Operational resilience requires more than uptime metrics. Manufacturers need end-to-end observability that shows whether a purchase order was accepted, transformed correctly, delivered to the supplier platform, acknowledged, and reflected back into ERP and planning systems. Monitoring only the middleware node or API gateway is insufficient. The business process itself must be observable.
- Implement correlation IDs across ERP, middleware, supplier platforms, and logistics systems to trace transactions end to end.
- Define business-level alerts for missing acknowledgments, delayed shipment events, duplicate invoices, and master data mismatches.
- Use policy-based API governance for authentication, rate control, schema validation, and version retirement.
- Design replay, retry, and dead-letter handling for asynchronous events to support operational resilience.
- Create integration scorecards that measure latency, exception rates, partner onboarding time, and workflow completion reliability.
Executive guidance: how manufacturers should sequence the transformation
Executives should avoid launching supplier integration as a broad technology refresh with no operational prioritization. The better approach is to align integration investments to measurable workflow outcomes: faster supplier onboarding, reduced order confirmation delays, improved inbound visibility, lower invoice exception rates, and more consistent reporting across procurement, finance, and operations.
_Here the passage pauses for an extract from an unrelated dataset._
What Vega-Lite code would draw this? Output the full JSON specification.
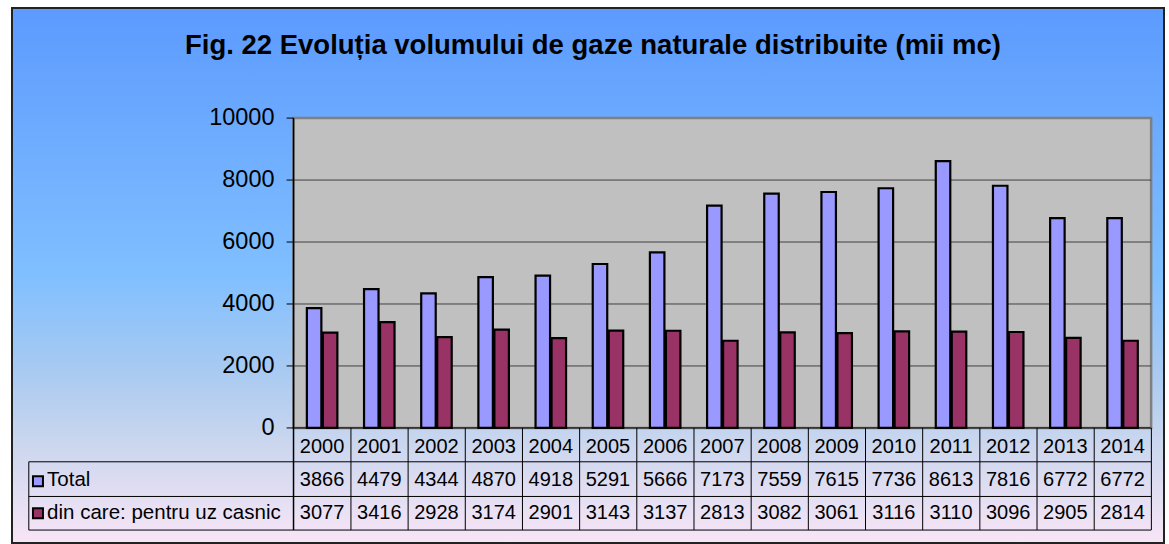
{
  "$schema": "https://vega.github.io/schema/vega-lite/v6.json",
  "width": 1169,
  "height": 544,
  "autosize": {"type": "fit", "contains": "padding"},
  "padding": {"left": 7, "top": 7, "right": 0, "bottom": 0},
  "background": "#ffffff",
  "config": {
    "view": {"stroke": null},
    "text": {"font": "Liberation Sans", "color": "#000000"}
  },
  "datasets": {
    "bars": [
      {"year": 2000, "series": "Total", "value": 3866},
      {"year": 2001, "series": "Total", "value": 4479},
      {"year": 2002, "series": "Total", "value": 4344},
      {"year": 2003, "series": "Total", "value": 4870},
      {"year": 2004, "series": "Total", "value": 4918},
      {"year": 2005, "series": "Total", "value": 5291},
      {"year": 2006, "series": "Total", "value": 5666},
      {"year": 2007, "series": "Total", "value": 7173},
      {"year": 2008, "series": "Total", "value": 7559},
      {"year": 2009, "series": "Total", "value": 7615},
      {"year": 2010, "series": "Total", "value": 7736},
      {"year": 2011, "series": "Total", "value": 8613},
      {"year": 2012, "series": "Total", "value": 7816},
      {"year": 2013, "series": "Total", "value": 6772},
      {"year": 2014, "series": "Total", "value": 6772},
      {"year": 2000, "series": "din care: pentru uz casnic", "value": 3077},
      {"year": 2001, "series": "din care: pentru uz casnic", "value": 3416},
      {"year": 2002, "series": "din care: pentru uz casnic", "value": 2928},
      {"year": 2003, "series": "din care: pentru uz casnic", "value": 3174},
      {"year": 2004, "series": "din care: pentru uz casnic", "value": 2901},
      {"year": 2005, "series": "din care: pentru uz casnic", "value": 3143},
      {"year": 2006, "series": "din care: pentru uz casnic", "value": 3137},
      {"year": 2007, "series": "din care: pentru uz casnic", "value": 2813},
      {"year": 2008, "series": "din care: pentru uz casnic", "value": 3082},
      {"year": 2009, "series": "din care: pentru uz casnic", "value": 3061},
      {"year": 2010, "series": "din care: pentru uz casnic", "value": 3116},
      {"year": 2011, "series": "din care: pentru uz casnic", "value": 3110},
      {"year": 2012, "series": "din care: pentru uz casnic", "value": 3096},
      {"year": 2013, "series": "din care: pentru uz casnic", "value": 2905},
      {"year": 2014, "series": "din care: pentru uz casnic", "value": 2814}
    ],
    "grid": [{"v": 2000}, {"v": 4000}, {"v": 6000}, {"v": 8000}],
    "ticks": [{"v": 0}, {"v": 2000}, {"v": 4000}, {"v": 6000}, {"v": 8000}, {"v": 10000}],
    "one": [{"title": "Fig. 22 Evoluția volumului de gaze naturale distribuite (mii mc)"}]
  },
  "data": {"name": "bars"},
  "layer": [
    {
      "data": {"name": "one"},
      "mark": {
        "type": "rect",
        "fill": {"gradient": "linear", "x1": 0, "y1": 0, "x2": 0, "y2": 1,
          "stops": [
            {"offset": 0, "color": "#5c9afe"},
            {"offset": 0.5, "color": "#80bfff"},
            {"offset": 0.68, "color": "#a9caf1"},
            {"offset": 0.82, "color": "#ccd7ee"},
            {"offset": 0.92, "color": "#e5dff3"},
            {"offset": 1, "color": "#f8e5f6"}
          ]},
        "stroke": "#222222", "strokeWidth": 2
      },
      "encoding": {
        "x": {"datum": 1994.576, "type": "quantitative", "scale": {"domain": [1994.576, 2014.725], "nice": false, "zero": false}, "axis": null},
        "x2": {"datum": 2014.725},
        "y": {"datum": -3714, "type": "quantitative", "scale": {"domain": [-3714, 13553], "nice": false, "zero": false}, "axis": null},
        "y2": {"datum": 13553}
      }
    },
    {
      "data": {"name": "one"},
      "mark": {"type": "rect", "fill": "#c0c0c0", "stroke": "#808080", "strokeWidth": 2.5},
      "encoding": {
        "x": {"datum": 1999.5, "type": "quantitative", "axis": null},
        "x2": {"datum": 2014.5},
        "y": {"datum": 0, "type": "quantitative", "axis": null},
        "y2": {"datum": 10000}
      }
    },
    {
      "data": {"name": "grid"},
      "mark": {"type": "rule", "stroke": "#404040", "strokeWidth": 1},
      "encoding": {
        "x": {"datum": 1999.5, "type": "quantitative", "axis": null},
        "x2": {"datum": 2014.5},
        "y": {"field": "v", "type": "quantitative", "axis": null}
      }
    },
    {
      "data": {"name": "ticks"},
      "mark": {"type": "rule", "stroke": "#000000", "strokeWidth": 1},
      "encoding": {
        "x": {"datum": 1999.379, "type": "quantitative", "axis": null},
        "x2": {"datum": 1999.5},
        "y": {"field": "v", "type": "quantitative", "axis": null}
      }
    },
    {
      "data": {"name": "ticks"},
      "mark": {"type": "text", "fontSize": 23.5, "align": "right", "baseline": "middle", "dx": -19},
      "encoding": {
        "x": {"datum": 1999.5, "type": "quantitative", "axis": null},
        "y": {"field": "v", "type": "quantitative", "axis": null},
        "text": {"field": "v", "type": "nominal"}
      }
    },
    {
      "transform": [{"filter": "datum.series === 'Total'"}],
      "mark": {"type": "bar", "width": 14.5, "xOffset": -8, "fill": "#9999ff", "stroke": "#000000", "strokeWidth": 2.2},
      "encoding": {
        "x": {"field": "year", "type": "quantitative", "axis": null},
        "y": {"field": "value", "type": "quantitative", "axis": null},
        "y2": {"datum": 0}
      }
    },
    {
      "transform": [{"filter": "datum.series !== 'Total'"}],
      "mark": {"type": "bar", "width": 14.5, "xOffset": 8, "fill": "#993366", "stroke": "#000000", "strokeWidth": 2.2},
      "encoding": {
        "x": {"field": "year", "type": "quantitative", "axis": null},
        "y": {"field": "value", "type": "quantitative", "axis": null},
        "y2": {"datum": 0}
      }
    },
    {
      "data": {"name": "one"},
      "mark": {"type": "rule", "stroke": "#000000", "strokeWidth": 1},
      "encoding": {
        "x": {"datum": 1999.5, "type": "quantitative", "axis": null},
        "y": {"datum": 0, "type": "quantitative", "axis": null},
        "x2": {"datum": 2014.5}
      }
    },
    {
      "data": {"name": "one"},
      "mark": {"type": "rule", "stroke": "#000000", "strokeWidth": 1},
      "encoding": {
        "x": {"datum": 1994.87, "type": "quantitative", "axis": null},
        "y": {"datum": -1093, "type": "quantitative", "axis": null},
        "x2": {"datum": 2014.5}
      }
    },
    {
      "data": {"name": "one"},
      "mark": {"type": "rule", "stroke": "#000000", "strokeWidth": 1},
      "encoding": {
        "x": {"datum": 1994.87, "type": "quantitative", "axis": null},
        "y": {"datum": -2212, "type": "quantitative", "axis": null},
        "x2": {"datum": 2014.5}
      }
    },
    {
      "data": {"name": "one"},
      "mark": {"type": "rule", "stroke": "#000000", "strokeWidth": 1},
      "encoding": {
        "x": {"datum": 1994.87, "type": "quantitative", "axis": null},
        "y": {"datum": -3296, "type": "quantitative", "axis": null},
        "x2": {"datum": 2014.5}
      }
    },
    {
      "data": {"name": "one"},
      "mark": {"type": "rule", "stroke": "#000000", "strokeWidth": 1},
      "encoding": {
        "x": {"datum": 1994.87, "type": "quantitative", "axis": null},
        "y": {"datum": -1093, "type": "quantitative", "axis": null},
        "y2": {"datum": -3296}
      }
    },
    {
      "data": {"name": "one"},
      "mark": {"type": "rule", "stroke": "#000000", "strokeWidth": 1.5},
      "encoding": {
        "x": {"datum": 1999.5, "type": "quantitative", "axis": null},
        "y": {"datum": 10000, "type": "quantitative", "axis": null},
        "y2": {"datum": -3296}
      }
    },
    {
      "transform": [{"filter": "datum.series === 'Total'"}],
      "mark": {"type": "rule", "stroke": "#000000", "strokeWidth": 1, "xOffset": 28.83},
      "encoding": {
        "x": {"field": "year", "type": "quantitative", "axis": null},
        "y": {"datum": 0, "type": "quantitative", "axis": null},
        "y2": {"datum": -3296}
      }
    },
    {
      "transform": [{"filter": "datum.series === 'Total'"}],
      "mark": {"type": "text", "fontSize": 20, "align": "center", "baseline": "middle"},
      "encoding": {
        "x": {"field": "year", "type": "quantitative", "axis": null},
        "y": {"datum": -610, "type": "quantitative", "axis": null},
        "text": {"field": "year", "type": "nominal"}
      }
    },
    {
      "transform": [{"filter": "datum.series === 'Total'"}],
      "mark": {"type": "text", "fontSize": 20, "align": "center", "baseline": "middle"},
      "encoding": {
        "x": {"field": "year", "type": "quantitative", "axis": null},
        "y": {"datum": -1688, "type": "quantitative", "axis": null},
        "text": {"field": "value", "type": "nominal"}
      }
    },
    {
      "transform": [{"filter": "datum.series !== 'Total'"}],
      "mark": {"type": "text", "fontSize": 20, "align": "center", "baseline": "middle"},
      "encoding": {
        "x": {"field": "year", "type": "quantitative", "axis": null},
        "y": {"datum": -2737, "type": "quantitative", "axis": null},
        "text": {"field": "value", "type": "nominal"}
      }
    },
    {
      "transform": [{"filter": "datum.series === 'Total' && datum.year === 2000"}],
      "mark": {"type": "square", "size": 100, "filled": true, "fill": "#9999ff", "stroke": "#000000", "strokeWidth": 2, "opacity": 1},
      "encoding": {
        "x": {"datum": 1995.03, "type": "quantitative", "axis": null},
        "y": {"datum": -1720, "type": "quantitative", "axis": null}
      }
    },
    {
      "transform": [{"filter": "datum.series !== 'Total' && datum.year === 2000"}],
      "mark": {"type": "square", "size": 100, "filled": true, "fill": "#993366", "stroke": "#000000", "strokeWidth": 2, "opacity": 1},
      "encoding": {
        "x": {"datum": 1995.03, "type": "quantitative", "axis": null},
        "y": {"datum": -2750, "type": "quantitative", "axis": null}
      }
    },
    {
      "transform": [{"filter": "datum.series === 'Total' && datum.year === 2000"}],
      "mark": {"type": "text", "fontSize": 20.5, "align": "left", "baseline": "middle"},
      "encoding": {
        "x": {"datum": 1995.19, "type": "quantitative", "axis": null},
        "y": {"datum": -1688, "type": "quantitative", "axis": null},
        "text": {"field": "series", "type": "nominal"}
      }
    },
    {
      "transform": [{"filter": "datum.series !== 'Total' && datum.year === 2000"}],
      "mark": {"type": "text", "fontSize": 20.5, "align": "left", "baseline": "middle"},
      "encoding": {
        "x": {"datum": 1995.19, "type": "quantitative", "axis": null},
        "y": {"datum": -2737, "type": "quantitative", "axis": null},
        "text": {"field": "series", "type": "nominal"}
      }
    },
    {
      "data": {"name": "one"},
      "mark": {"type": "text", "fontSize": 27.5, "fontWeight": "bold", "align": "center", "baseline": "middle"},
      "encoding": {
        "x": {"datum": 2004.737, "type": "quantitative", "axis": null},
        "y": {"datum": 12330, "type": "quantitative", "axis": null},
        "text": {"field": "title", "type": "nominal"}
      }
    }
  ]
}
A practical sequence begins with integration assessment and target architecture definition. Next comes the establishment of reusable API and event patterns for supplier, material, order, shipment, and invoice domains. Then the organization modernizes the highest-value workflows and introduces observability, governance, and partner onboarding standards. Only after these foundations are in place should the enterprise scale the model across plants, regions, and supplier tiers.
The ROI case is usually compelling when framed in operational terms. Manufacturers reduce manual reconciliation, shorten procurement cycle times, improve planning accuracy, lower integration support costs, and strengthen resilience against supplier disruption. More importantly, they create a connected enterprise systems foundation that supports future automation, analytics, and composable business capabilities.